Refined by Greenleaf in the 1970’s servant leadership came to be a widely respected and utilized style that is defined by a leader’s:
- Care for others
- Ability to set an example
- Commitment to uphold ethics
- Drive to support others to success
Servant leadership is a popular style in nonprofit organizations and executive healthcare careers. The values of the servant leadership style hold lessons for any leadership style. The values associated with the servant leadership style include:
1. Prioritize Service
For the leader with a servant style a drive to serve the most vulnerable populations is ingrained. Just like a triage nurse determines the patient that needs immediate attention, the leader allocates resources to those with greatest need first.
2. Share Power
Servant leaders want others to step into leadership positions when appropriate. Decision making is shared, each person or group has a voice and the leader’s input is not privileged over others, reinforcing power differentials.
3. Demonstrate Care
In everything a leader seeks to achieve it’s important to show empathetic concern. Empathy is a large part of emotional intelligence. Demonstrating care is especially important and useful in healthcare as it impacts patient outcomes as well.
4. Develop Others
Leadership within this style is not about the individual’s power or influence but about the development of others. Success is defined by the empowerment of employees not the achievement of the leader. Empowered employees are more likely to take ownership of their activities and outcomes.
5. Eschew Wealth
Servant leaders are in their position to make a difference not accumulate money. Their career decisions are guided by the principles of service not markets.
6. Build Trust
Without trust, those that follow aren’t engaged. Trust is one of four primary things that followers need according to Tim Rath and Barry Conchie. In their book, Strengths Based Leadership: Great Leaders, Teams, and Why People Follow, Rath and Conchie’s research indicates that trust is the foundation of leadership. Leaders that gain the trust of their employees enjoy better and more frequent communication and engagement.
7. Create a Safe Space
Psychological safety is a vital part of functional workplaces. Amy Edmonson, a Harvard professor and prominent researcher, coined the term psychological safety to indicate the belief that a team creates a space “safe for interpersonal risk taking”.
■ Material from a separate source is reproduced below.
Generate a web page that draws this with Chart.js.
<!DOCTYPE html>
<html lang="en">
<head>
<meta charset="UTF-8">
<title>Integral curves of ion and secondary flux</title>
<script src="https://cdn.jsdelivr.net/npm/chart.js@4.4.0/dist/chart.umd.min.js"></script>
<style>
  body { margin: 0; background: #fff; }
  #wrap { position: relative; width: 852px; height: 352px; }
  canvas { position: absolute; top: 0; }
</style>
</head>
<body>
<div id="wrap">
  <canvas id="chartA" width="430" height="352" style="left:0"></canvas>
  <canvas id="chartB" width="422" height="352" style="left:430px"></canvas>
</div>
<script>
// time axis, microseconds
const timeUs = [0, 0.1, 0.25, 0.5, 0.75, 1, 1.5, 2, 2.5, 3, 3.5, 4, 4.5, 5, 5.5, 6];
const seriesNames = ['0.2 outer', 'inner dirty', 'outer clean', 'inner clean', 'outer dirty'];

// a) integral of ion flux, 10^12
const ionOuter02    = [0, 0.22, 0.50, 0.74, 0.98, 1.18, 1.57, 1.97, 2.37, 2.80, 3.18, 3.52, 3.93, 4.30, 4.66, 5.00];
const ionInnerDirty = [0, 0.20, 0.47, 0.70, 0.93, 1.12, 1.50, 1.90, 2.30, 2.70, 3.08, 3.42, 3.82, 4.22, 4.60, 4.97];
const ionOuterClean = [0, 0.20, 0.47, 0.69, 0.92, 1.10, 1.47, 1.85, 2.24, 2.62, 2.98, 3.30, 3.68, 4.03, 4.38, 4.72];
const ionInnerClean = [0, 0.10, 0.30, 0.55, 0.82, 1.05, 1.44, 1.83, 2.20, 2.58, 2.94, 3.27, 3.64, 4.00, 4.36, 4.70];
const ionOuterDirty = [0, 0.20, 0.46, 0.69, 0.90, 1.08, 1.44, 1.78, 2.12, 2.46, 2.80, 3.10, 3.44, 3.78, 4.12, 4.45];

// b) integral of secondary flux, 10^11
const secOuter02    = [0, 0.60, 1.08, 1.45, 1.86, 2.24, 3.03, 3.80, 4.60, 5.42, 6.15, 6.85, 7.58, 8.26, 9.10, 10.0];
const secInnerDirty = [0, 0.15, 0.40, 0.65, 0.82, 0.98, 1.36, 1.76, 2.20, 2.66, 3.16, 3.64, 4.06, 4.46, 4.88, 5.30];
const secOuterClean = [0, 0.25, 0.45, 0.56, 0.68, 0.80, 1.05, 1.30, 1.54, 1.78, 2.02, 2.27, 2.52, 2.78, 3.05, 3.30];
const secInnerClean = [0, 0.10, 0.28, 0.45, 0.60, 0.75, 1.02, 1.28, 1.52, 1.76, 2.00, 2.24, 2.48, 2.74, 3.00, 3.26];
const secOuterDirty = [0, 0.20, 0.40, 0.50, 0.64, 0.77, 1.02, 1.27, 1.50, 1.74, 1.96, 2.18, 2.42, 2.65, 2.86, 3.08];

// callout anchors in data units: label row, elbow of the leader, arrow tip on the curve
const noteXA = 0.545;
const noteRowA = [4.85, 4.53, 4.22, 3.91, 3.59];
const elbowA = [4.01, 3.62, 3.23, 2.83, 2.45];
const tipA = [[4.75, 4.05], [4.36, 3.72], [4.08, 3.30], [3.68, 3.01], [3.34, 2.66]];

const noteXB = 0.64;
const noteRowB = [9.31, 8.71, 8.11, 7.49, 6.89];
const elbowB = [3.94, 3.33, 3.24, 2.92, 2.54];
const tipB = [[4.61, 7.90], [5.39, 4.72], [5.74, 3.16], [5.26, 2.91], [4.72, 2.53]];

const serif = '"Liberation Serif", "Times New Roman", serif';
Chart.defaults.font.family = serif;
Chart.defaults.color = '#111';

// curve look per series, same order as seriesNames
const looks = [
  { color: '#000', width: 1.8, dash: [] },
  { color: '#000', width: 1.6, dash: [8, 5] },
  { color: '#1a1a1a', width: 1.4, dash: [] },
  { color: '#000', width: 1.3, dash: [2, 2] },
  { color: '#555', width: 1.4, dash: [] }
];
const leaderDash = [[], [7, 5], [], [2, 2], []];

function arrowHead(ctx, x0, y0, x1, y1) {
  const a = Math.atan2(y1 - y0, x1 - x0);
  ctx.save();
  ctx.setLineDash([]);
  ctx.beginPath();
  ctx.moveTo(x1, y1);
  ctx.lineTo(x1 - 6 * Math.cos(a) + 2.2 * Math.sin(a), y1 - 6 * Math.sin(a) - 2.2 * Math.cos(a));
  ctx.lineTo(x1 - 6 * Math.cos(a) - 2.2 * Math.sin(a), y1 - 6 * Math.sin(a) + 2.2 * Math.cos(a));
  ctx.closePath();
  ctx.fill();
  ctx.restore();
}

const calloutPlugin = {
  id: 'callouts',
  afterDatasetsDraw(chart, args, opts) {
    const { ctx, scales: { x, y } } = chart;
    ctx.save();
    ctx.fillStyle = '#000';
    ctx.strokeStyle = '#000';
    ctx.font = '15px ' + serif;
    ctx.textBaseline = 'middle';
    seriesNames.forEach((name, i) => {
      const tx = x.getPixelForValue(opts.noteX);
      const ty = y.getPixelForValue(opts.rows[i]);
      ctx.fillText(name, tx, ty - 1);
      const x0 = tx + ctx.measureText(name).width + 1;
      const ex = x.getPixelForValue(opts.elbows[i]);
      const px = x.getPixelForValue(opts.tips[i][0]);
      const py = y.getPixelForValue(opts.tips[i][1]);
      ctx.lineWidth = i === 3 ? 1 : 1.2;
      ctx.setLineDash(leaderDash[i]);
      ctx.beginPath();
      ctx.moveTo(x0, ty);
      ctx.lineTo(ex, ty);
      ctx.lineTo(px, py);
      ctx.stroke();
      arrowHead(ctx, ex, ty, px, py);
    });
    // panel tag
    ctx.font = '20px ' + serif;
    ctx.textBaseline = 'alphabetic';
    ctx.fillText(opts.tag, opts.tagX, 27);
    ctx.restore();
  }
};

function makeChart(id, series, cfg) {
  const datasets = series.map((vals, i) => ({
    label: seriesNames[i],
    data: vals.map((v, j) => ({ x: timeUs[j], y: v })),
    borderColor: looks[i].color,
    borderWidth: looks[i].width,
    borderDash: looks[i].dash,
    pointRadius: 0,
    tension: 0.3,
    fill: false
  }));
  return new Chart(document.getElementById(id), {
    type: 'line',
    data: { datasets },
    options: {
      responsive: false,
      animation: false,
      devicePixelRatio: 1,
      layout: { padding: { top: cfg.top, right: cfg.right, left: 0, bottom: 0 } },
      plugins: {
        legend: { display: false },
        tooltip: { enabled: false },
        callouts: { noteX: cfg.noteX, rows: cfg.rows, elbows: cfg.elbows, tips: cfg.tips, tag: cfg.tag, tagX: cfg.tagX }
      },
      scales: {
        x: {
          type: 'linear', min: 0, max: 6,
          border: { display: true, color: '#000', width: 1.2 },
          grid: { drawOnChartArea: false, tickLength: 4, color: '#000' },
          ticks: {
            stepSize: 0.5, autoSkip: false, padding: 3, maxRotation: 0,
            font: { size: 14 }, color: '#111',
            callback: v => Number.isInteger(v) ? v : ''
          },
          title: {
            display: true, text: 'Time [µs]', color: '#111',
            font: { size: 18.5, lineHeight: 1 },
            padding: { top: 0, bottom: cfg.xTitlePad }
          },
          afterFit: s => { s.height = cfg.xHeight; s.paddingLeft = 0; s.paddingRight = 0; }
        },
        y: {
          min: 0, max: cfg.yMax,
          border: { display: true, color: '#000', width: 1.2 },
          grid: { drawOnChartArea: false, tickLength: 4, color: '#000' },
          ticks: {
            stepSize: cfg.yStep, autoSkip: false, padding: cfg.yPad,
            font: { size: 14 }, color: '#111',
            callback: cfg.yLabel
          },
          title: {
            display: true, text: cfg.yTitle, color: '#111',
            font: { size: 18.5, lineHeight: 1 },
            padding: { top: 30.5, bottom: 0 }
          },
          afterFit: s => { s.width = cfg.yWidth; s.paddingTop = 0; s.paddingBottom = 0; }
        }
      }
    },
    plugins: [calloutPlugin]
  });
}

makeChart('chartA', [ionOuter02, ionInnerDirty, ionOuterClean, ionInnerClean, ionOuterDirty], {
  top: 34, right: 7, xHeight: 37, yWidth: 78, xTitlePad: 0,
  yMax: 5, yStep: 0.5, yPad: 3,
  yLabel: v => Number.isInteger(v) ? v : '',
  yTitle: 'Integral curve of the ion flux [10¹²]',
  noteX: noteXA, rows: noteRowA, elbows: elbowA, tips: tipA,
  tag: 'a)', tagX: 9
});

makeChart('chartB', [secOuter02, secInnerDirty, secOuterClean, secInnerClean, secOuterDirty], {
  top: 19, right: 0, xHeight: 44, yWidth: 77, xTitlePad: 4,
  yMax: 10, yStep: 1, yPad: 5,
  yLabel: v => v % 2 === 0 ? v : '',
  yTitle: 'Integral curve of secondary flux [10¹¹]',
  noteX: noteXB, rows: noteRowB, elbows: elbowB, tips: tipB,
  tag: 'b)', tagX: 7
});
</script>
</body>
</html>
When psychological safety is available teams perform better, learning from admitted mistakes. Some of the worst outcomes come in environments where employees are afraid to share failures and take risks. Leaders end up in the dark over problems that can fester and grow.
In an article Edmonson gives an example of the importance of psychological safety in the workplace that is particularly relevant to healthcare:
A nurse might suspect that a patient is being given a dangerously high dosage of medication — but might not call the doctor to check, because the last time she spoke up, the doctor questioned her competence.
From this example it’s clear that not speaking up can have dire consequences for the patient. When I worked in risk management for a nationwide healthcare company this lack of communication could result in multimillion dollar lawsuits when patients suffered the consequences of inaction or a lack of communication.
Whether building trust or developing others by adhering to the values of servant leadership any leader can enhance their style, bringing the many benefits of these principles to bear.